Chile is one of South America's most important wine-producing countries. Occupying a thin strip down the western coast of the continent, it is home to a wide range of terroirs, and an equally wide range of wine styles. The Chilean viticultural industry is often associated in export markets with consistent, good-value wines, but some world-class reds are also made, commanding high prices. For red wines the initial export mainstays have been Bordeaux varieties of Cabernet Sauvignon and Merlot. Chile’s golden age was the end of the 19th century, when the rest of the wine world had been crippled by downy mildew and phylloxera but this isolated wine producer could supply almost limitless quantities of healthy, deep-coloured wine, made from familiar vinifera vines that had been imported into Chile earlier in the century.

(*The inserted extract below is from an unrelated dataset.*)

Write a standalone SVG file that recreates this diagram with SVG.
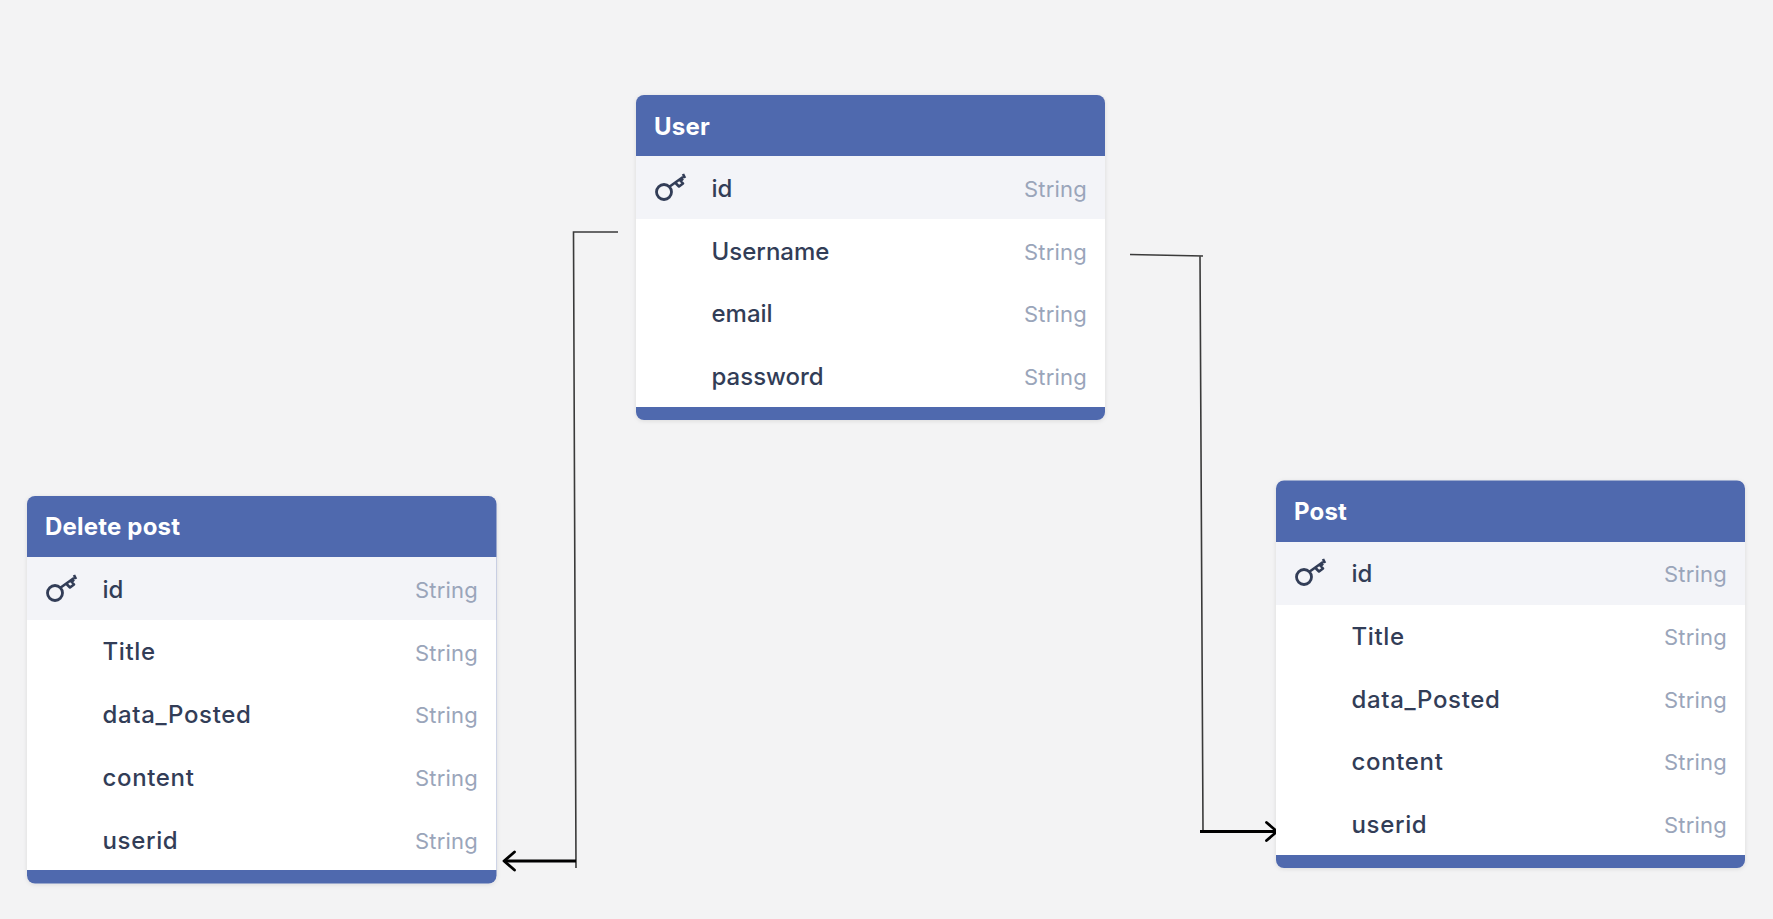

Chile’s most important red wine variety by far is Cabernet Sauvignon, which accounts for more than a third of all vines planted. País (Criolla Chica in Argentina), grown mainly in the unirrigated south, ends up in cheap cartons sold on the local market. Merlot still has a very strong presence but less so than before the formal identification in 1994 of the old Bordeaux variety Carmenère. For many years no distinction was made between the two varieties and many vineyards had mixed plantings. A growing pride in what many refer to as Chile’s signature variety has resulted in many more high-quality wines labelled Carmenère or comprising Carmenère blends. But Chile's fine wines now include Syrahs, Malbecs, old vine Carignan from Maule and, increasingly, red blends.